An island nation in the Indian Ocean, Madagascar lies some distance off the southeastern coast of the African continent. After becoming independent from France in 1960, Madagascar struggled to maintain a stable democratic system with repeated periods of mass protest, regime collapse and transitional governments. The most recent of these, in 2009, saw a popular uprising develop into what has been widely described as a coup d’etat. Repression and attempts to restrict dissent during these periods of instability are a core problem with Madagascar's human rights record, but there are also persistent issues with child labour and corruption.


Geography

Madagascar is an Indian Ocean island off the southeastern coast of Africa. It is the world's fourth biggest island after Greenland, New Guinea and Borneo. Because of its isolation most of its mammals, half its birds, and most of its plants exist nowhere else on earth.

Population and language

Madagascar is home to 20.1 million people. Ethnic groups include Malayo-Indonesian (Merina and related Betsileo), Cotiers, French, Indian, Creole, and Comoran.

The official languages are Malagasy, French and English.

Politics and economy

Madagascar is a republic that gained independence from France in 1960. The country has been in political turmoil since 2009 after a change of power led by Andry Rajoelina (at that time the mayor of the capital city Antananarivo) against Marc Ravalomanana, who was forced into exile.
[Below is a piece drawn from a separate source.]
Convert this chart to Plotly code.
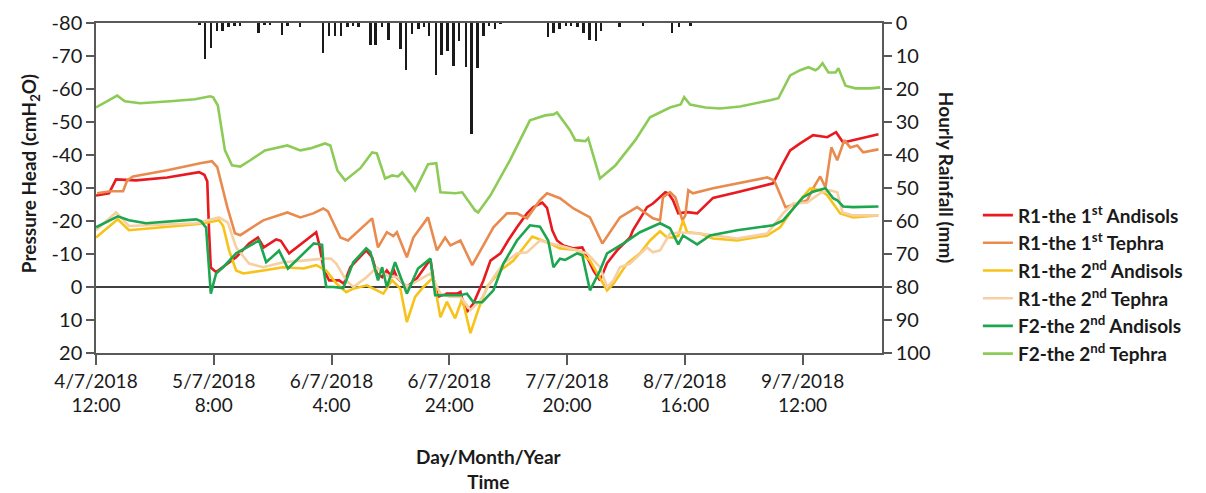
import plotly.graph_objects as go

# hours after 4/7/2018 12:00
tick_hours = [0, 20, 40, 60, 80, 100, 120]
tick_labels = ["4/7/2018<br>12:00", "5/7/2018<br>8:00", "6/7/2018<br>4:00", "6/7/2018<br>24:00",
               "7/7/2018<br>20:00", "8/7/2018<br>16:00", "9/7/2018<br>12:00"]

left_ticks = [-80, -70, -60, -50, -40, -30, -20, -10, 0, 10, 20]
right_ticks = [0, 10, 20, 30, 40, 50, 60, 70, 80, 90, 100]

# Hourly rainfall (mm)
rain_h = [17.6, 18.5, 19.5, 20.5, 21.5, 22.5, 23.5, 24.5, 27.6, 28.6, 29.6, 31.6, 32.5, 34.7,
          38.6, 39.6, 40.6, 41.6, 42.7, 43.7, 44.6, 46.6, 47.5, 48.6, 49.7, 51.7, 52.7, 53.7,
          54.8, 55.7, 56.6, 57.8, 58.7, 59.7, 60.7, 61.7, 62.8, 63.8, 64.8, 65.8, 66.8, 67.8,
          68.7, 76.8, 77.7, 78.7, 79.8, 80.7, 81.8, 82.8, 83.8, 84.9, 85.8, 88.9, 92.9, 97.8,
          99.0, 101.0]
rain_mm = [0.5, 10.9, 7.6, 2.3, 2.3, 1.3, 0.8, 0.8, 3.0, 0.6, 0.6, 3.6, 0.8, 1.3,
           9.0, 3.8, 4.0, 4.0, 1.3, 0.8, 1.3, 6.8, 6.8, 1.3, 5.0, 7.8, 14.1, 3.3,
           1.8, 1.3, 4.0, 15.9, 9.6, 8.6, 13.1, 5.6, 13.4, 33.6, 13.7, 4.0, 0.8, 1.8,
           0.3, 4.3, 3.1, 1.8, 0.8, 0.8, 1.1, 3.1, 5.3, 5.5, 2.3, 1.1, 0.8, 3.1,
           1.1, 0.8]

r1a1_h = [0, 2.2, 3.4, 5.4, 6.8, 12.1, 17.5, 18.4, 18.9, 19.2, 19.5, 20.4, 21.6, 23.8, 26, 27.5,
          28.5, 30.6, 31.4, 32.8, 37.4, 37.9, 38.7, 39.6, 41.3, 42.1, 43.2, 45.9, 46.9, 47.7,
          48.6, 49.4, 50.3, 50.5, 51.1, 52.8, 54.5, 56.8, 57.3, 58.1, 59.6, 61.3, 61.9, 62.4,
          63, 64.1, 65.8, 67, 68.7, 70, 71.5, 73.2, 74.3, 75.8, 76.6, 77.5, 78.3, 79.4, 81.1,
          82.6, 83.4, 84.5, 85.6, 86.8, 88.5, 90.7, 91.2, 93.6, 94.6, 96.7, 97.2, 98, 98.9,
          100.4, 102.1, 104.8, 108.9, 115, 116.7, 117.9, 119.6, 121.8, 124.2, 125.7, 126.9,
          128.6, 132.9]
r1a1_v = [-27.7, -28.4, -32.6, -32.3, -32.3, -33.2, -34.8, -34, -32, -17, -5.9, -4.5, -6, -9,
          -13.2, -15, -12, -14.4, -14, -10.2, -16.6, -13, -5.1, -2, -2, -1, -6, -11.1, -9, -4.1,
          -3, -5, -2.9, -5.6, -2.9, 0, -2.6, -8.4, -2.6, 3, 2, 2, 1.5, 5, 7.6, 5, -2, -8, -10.2,
          -14.1, -18.1, -22.3, -24.2, -25.6, -24, -17.2, -14.1, -12.6, -11.7, -12, -9, -5, -2,
          -7.2, -11.1, -15, -17.2, -24.2, -25.3, -28.7, -28.4, -26.3, -22.3, -22.7, -22.3, -27,
          -28.7, -31.4, -37.5, -41.4, -43.5, -46, -45.4, -46.9, -43.8, -44.5, -46.3]

r1t1_h = [0.2, 2.4, 4.6, 5.3, 6.3, 12.1, 17.7, 19.7, 20.6, 22.3, 23.6, 24.5, 28.4, 32.5, 34.7,
          36.9, 38.6, 39.4, 41.5, 42.8, 46.9, 47.9, 49.4, 50.5, 51.1, 52.8, 53.9, 56.4, 57.9,
          59.3, 60.2, 61.9, 63.9, 65.3, 67.5, 69.8, 71.5, 73.2, 75.4, 76.6, 78.8, 81.1, 83.9,
          86, 87.9, 89, 91.9, 94.6, 95.8, 96.3, 97.5, 98.4, 99.6, 100.1, 100.6, 101.4, 104.8,
          108.9, 114, 115.2, 117.1, 119.1, 120.8, 121.8, 123, 123.9, 124.9, 125.9, 127.1,
          128.1, 129.3, 130.3, 132.9]
r1t1_v = [-28.4, -29, -29, -32.3, -33.5, -35.4, -37.5, -38.1, -36.3, -24.2, -16.3, -15.7, -20.2,
          -22.6, -21.1, -22.3, -23.8, -22.9, -15, -14.1, -20.8, -12, -16.6, -15.4, -16.6, -9,
          -15, -21.1, -11.1, -15, -12.6, -14.1, -6.6, -11.1, -18.1, -22.3, -22.3, -20.8, -26.3,
          -28.4, -26.9, -23.8, -21.1, -13.2, -18.1, -21.1, -24.2, -20.8, -20.2, -27.2, -28.7,
          -27.2, -20.2, -21.7, -29.3, -28.4, -29.9, -31.4, -33.2, -32.3, -24.2, -25.3, -26.3,
          -29.9, -33.5, -30.2, -42.3, -38.4, -44.5, -42.3, -42.9, -40.8, -41.7]

r1a2_h = [0, 3.7, 5.6, 17, 19.2, 20.9, 21.6, 22.6, 23.8, 25, 28.4, 31.8, 35.2, 37.4, 39.1, 40.8,
          42.5, 43.7, 46, 48.8, 50.3, 51.7, 52.8, 54.2, 55.6, 57.3, 58.5, 59.6, 61, 62.2, 63.6,
          64.9, 66.4, 68.7, 70.9, 73.2, 74.1, 75.8, 77.1, 78.8, 81.7, 83.9, 85.6, 86.8, 87.9,
          89, 90.2, 92.4, 94.1, 95.8, 97, 98, 98.9, 99.7, 100.4, 102.6, 104.8, 108.9, 114,
          116.2, 118.4, 121.3, 123, 124.2, 126.4, 128.6, 132.9]
r1a2_v = [-15, -20.5, -17.2, -19, -19.6, -20.2, -18.5, -11.1, -5, -4.1, -5, -6, -5.6, -6.6, -5,
          -1.1, 1.6, 0.5, -0.5, 2, -2, 0.5, 10.6, 3, 0, -2.9, 9.2, 4.5, 9.5, 3.5, 14, 7, 0, -5,
          -8, -13.2, -15.3, -14.1, -13.2, -11.7, -11.2, -8, -2.9, 1, -1, -4.1, -7.1, -10.2,
          -14.1, -16.9, -15, -15, -15.5, -20.2, -16.6, -16.2, -14.7, -14.1, -15.6, -18.1,
          -23.8, -29.9, -29.3, -27.8, -22.3, -21.1, -21.7]

r1t2_h = [0, 3.4, 5.6, 17, 20.9, 22.4, 23.8, 26, 28.4, 31.8, 35.2, 38.6, 39.9, 40.8, 42.5, 43.7,
          45.9, 47.7, 49.4, 51.1, 52.8, 54.7, 56.8, 58.5, 60.2, 61.9, 63.6, 65.3, 67.5, 69.2,
          71.5, 73.2, 75.4, 77.7, 80, 83.4, 85.6, 86.8, 87.9, 89, 90.7, 93.6, 94.6, 95.8, 97.5,
          99.2, 102.6, 108.9, 114, 116.7, 118.4, 120.8, 123, 124.7, 125.9, 126.8, 128.6, 132.9]
r1t2_v = [-17.2, -22.6, -18.5, -19.3, -21.1, -19.5, -12, -7.1, -6, -7.5, -8, -8.6, -8.6, -7.1,
          -2, 0, -2.9, -6, -3.5, -3, 0, -2, -4.1, 2, 3, 3, 7, 4, -2.9, -7.1, -10.2, -10.5, -14.1,
          -13, -12, -10.2, -6, 0, -2, -6, -7.1, -12, -10.5, -11.1, -16.2, -16.5, -16.2, -14.7,
          -16.2, -22.3, -25.3, -25.6, -28.4, -29.3, -28.7, -22.6, -21.7, -21.7]

f2a2_h = [0, 3.7, 5.6, 8.5, 17, 17.8, 18.7, 19.5, 20.4, 21.6, 23.8, 27.7, 28.9, 30.6, 31.1, 32.6,
          37, 38.4, 38.7, 39.1, 40.3, 42, 43, 43.7, 45.9, 46.6, 47.9, 48.6, 49.4, 50.8, 52.8,
          54.7, 56.8, 57.6, 61.9, 63, 64.1, 65.6, 67.5, 69.2, 71.5, 73.7, 75.4, 76.8, 77.7,
          78.8, 79.7, 81.7, 82.6, 83.9, 85.6, 86.8, 89.6, 92.4, 95.8, 97.5, 98.9, 99.7, 102.1,
          104.3, 108.9, 115, 116.7, 120.1, 121.8, 123.9, 125.2, 125.9, 126.9, 128.6, 132.9]
f2a2_v = [-18.1, -21.4, -20.2, -19.3, -20.5, -20, -18, 2, -4.1, -6, -10.2, -14.1, -7.5, -10.2,
          -11, -5.6, -13.2, -12.8, -5, 0, 0, 0.3, -4, -7.5, -11.7, -10.6, -2, -6, 0, -7.5, 2,
          -5.6, -8.6, 2.5, 2.5, 2, 4.6, 4.6, 1, -7.1, -14.1, -18.7, -18.3, -14.1, -6, -8.6,
          -8.2, -10.2, -9.6, 1, -5, -10.2, -13.2, -16.6, -19.3, -17.8, -12.9, -15.6, -12.9,
          -15.6, -17.2, -18.7, -20.2, -27.2, -28.9, -29.9, -26.9, -26.3, -24.4, -24.2, -24.4]

f2t2_h = [0, 3.6, 4.9, 7.5, 12.6, 16.8, 19.4, 19.9, 20.7, 21.9, 23.1, 24.5, 26.2, 28.7, 32.5,
          34.7, 36.4, 38.9, 39.8, 41, 42.3, 44.9, 46.9, 47.7, 49.1, 50.3, 51.3, 52, 53.4, 54.2,
          56.4, 57.8, 58.5, 61, 62.2, 63.2, 64.4, 64.9, 67, 70.3, 73.7, 76.3, 77.7, 78.3, 80.5,
          81.4, 83.1, 83.6, 85.6, 88.2, 91.6, 94.1, 97.5, 99.3, 99.9, 100.9, 103.5, 106, 109.4,
          114.5, 115.9, 117.9, 119.6, 121, 122.2, 122.7, 123.4, 124.4, 125.6, 126.1, 127.3,
          129, 131.5, 133.2]
f2t2_v = [-54.4, -58, -56.3, -55.7, -56.3, -56.9, -57.8, -57.5, -55, -41.4, -36.9, -36.5, -38.4,
          -41.4, -42.9, -41.4, -42, -43.5, -42.9, -35.3, -32.3, -36, -40.8, -40.5, -32.9, -33.8,
          -33.5, -34.7, -31.4, -29.3, -37.2, -37.5, -28.7, -28.4, -28.7, -26.3, -23.2, -22.6,
          -27.8, -38.4, -50.5, -52, -52.3, -52.9, -47.5, -44.5, -44.2, -45.1, -32.9, -36.8,
          -44.5, -51.4, -54.4, -55.3, -57.5, -55.3, -54.4, -54.1, -54.7, -56.6, -57.2, -64.1,
          -65.7, -66.6, -65.7, -66.3, -67.8, -65, -65, -66.3, -61, -60.2, -60.2, -60.5]

series = [
    ("R1-the 1<sup>st</sup> Andisols", r1a1_h, r1a1_v, "#E8191F"),
    ("R1-the 1<sup>st</sup> Tephra", r1t1_h, r1t1_v, "#E98B4E"),
    ("R1-the 2<sup>nd</sup> Andisols", r1a2_h, r1a2_v, "#F7C31A"),
    ("R1-the 2<sup>nd</sup> Tephra", r1t2_h, r1t2_v, "#F6CFA3"),
    ("F2-the 2<sup>nd</sup> Andisols", f2a2_h, f2a2_v, "#1DA650"),
    ("F2-the 2<sup>nd</sup> Tephra", f2t2_h, f2t2_v, "#8DCB57"),
]

FONT = "Lato"
TXT = "#1a1a1a"
AX = "#595959"

fig = go.Figure()
fig.add_trace(go.Bar(x=rain_h, y=rain_mm, yaxis="y2", width=0.4, marker_color="#1a1a1a",
                     marker_line_width=0, showlegend=False))
for name, h, v, c in series:
    fig.add_trace(go.Scatter(x=h, y=v, mode="lines", name=name,
                             line=dict(color=c, width=2.6)))

fig.update_layout(
    width=1206, height=493,
    margin=dict(l=96, r=324, t=23, b=140),
    paper_bgcolor="white", plot_bgcolor="white",
    font=dict(family=FONT, size=18, color=TXT),
    showlegend=True,
    legend=dict(x=1.122, y=0.475, xanchor="left", yanchor="top",
                font=dict(family=FONT, size=19, color=TXT, weight="bold"),
                tracegroupgap=0, itemwidth=30, bgcolor="rgba(0,0,0,0)"),
    xaxis=dict(range=[0, 133.5], tickvals=tick_hours, ticktext=tick_labels,
               showline=True, linecolor=AX, linewidth=1.5, mirror=True,
               ticks="outside", ticklen=10, tickcolor=AX, tickwidth=1.5,
               showgrid=False, zeroline=False, tickfont=dict(size=19), automargin=False),
    yaxis=dict(range=[20, -80], tickvals=left_ticks, ticktext=[str(t) for t in left_ticks],
               showline=True, linecolor=AX, linewidth=1.5,
               ticks="outside", ticklen=8, tickcolor=AX, tickwidth=1.5,
               showgrid=False, zeroline=True, zerolinecolor="#404040", zerolinewidth=1.5,
               tickfont=dict(size=20), automargin=False),
    yaxis2=dict(range=[100, 0], overlaying="y", side="right", tickvals=right_ticks,
                showline=True, linecolor=AX, linewidth=1.5,
                ticks="outside", ticklen=8, tickcolor=AX, tickwidth=1.5,
                showgrid=False, zeroline=False, tickfont=dict(size=20), automargin=False),
    bargap=0,
    annotations=[
        dict(text="<b>Pressure Head (cmH<sub>2</sub>O)</b>", xref="paper", yref="paper",
             x=-0.084, y=0.545, textangle=-90, showarrow=False, font=dict(size=19),
             xanchor="center", yanchor="middle"),
        dict(text="<b>Hourly Rainfall (mm)</b>", xref="paper", yref="paper",
             x=1.083, y=0.533, textangle=90, showarrow=False, font=dict(size=19),
             xanchor="center", yanchor="middle"),
        dict(text="<b>Day/Month/Year<br>Time</b>", xref="paper", yref="paper",
             x=0.5, y=-0.352, showarrow=False, font=dict(size=19),
             xanchor="center", yanchor="middle"),
    ],
)

fig.write_html("out.html", config={"displayModeBar": False},
               post_script="document.body.style.margin='0';")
This was designated an unconstitutional coup d’etat, and was rejected by the international community. Political mediation is still underway to resolve the crisis.
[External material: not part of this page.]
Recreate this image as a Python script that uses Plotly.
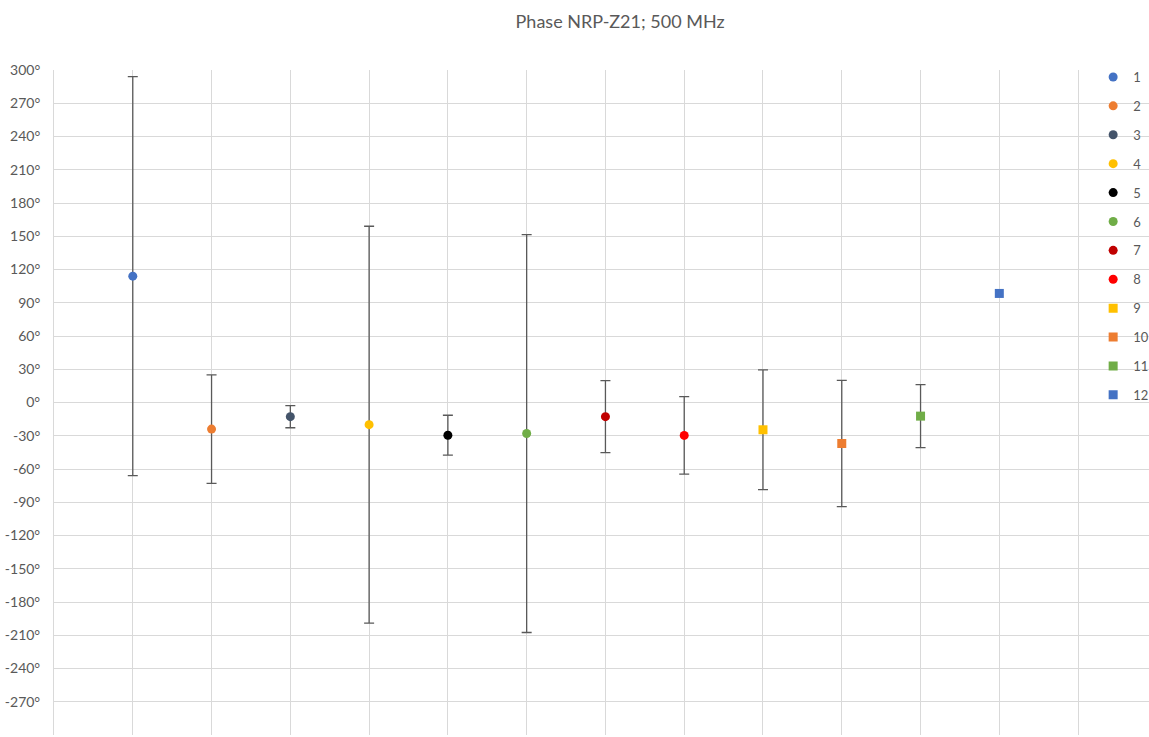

The World Bank has estimated that 70 per cent of Malagasy live on less than $1 per day.

Major exports include vanilla, coffee, cloves, shrimp, graphite, essential oils, apparel, industrial minerals and gemstones. France, the US and Germany are among its major trading partners.

Legal system

The legal system is based on French civil law system and traditional Malagasy law.

Media and civil society

The constitution provides for freedom of the press. However, according to Freedom House, governments have at times curbed press freedom in practice. The media are highly polarised and partisan, and there are dozens of licensed television, radio, and print outlets. Because of the low literacy rate, the print media are mostly aimed at the French-speaking urban elite.

The 2009 political crisis was sparked by the closure of a private television station run by Rajoelina because it aired an interview with former president Didier Ratsiraka without official permission. There have been reports of harassment and violence towards journalists. Media outlets have been raided by security forces. Freedom House says that the independent outlets that remain in operation increasingly practice self-censorship.

Human rights and children's rights

Human rights organisations have highlighted excessive force used against demonstrators by police forces, killing dozens of people and injuring hundreds. Members of the political opposition have been arbitrarily arrested and detained. There have also been allegations of the violation of the freedom of peaceful assembly and expression and the right to a fair trial. There is, in general, impunity for human rights violations.

Madagascar ratified the Convention on the Rights of the Child on 19 March 1991, the Optional Protocol on the involvement of children in armed conflict on 22 September 2004, and the Optional Protocol on the sale of children, child prostitution and child pornography on 22 October 2004.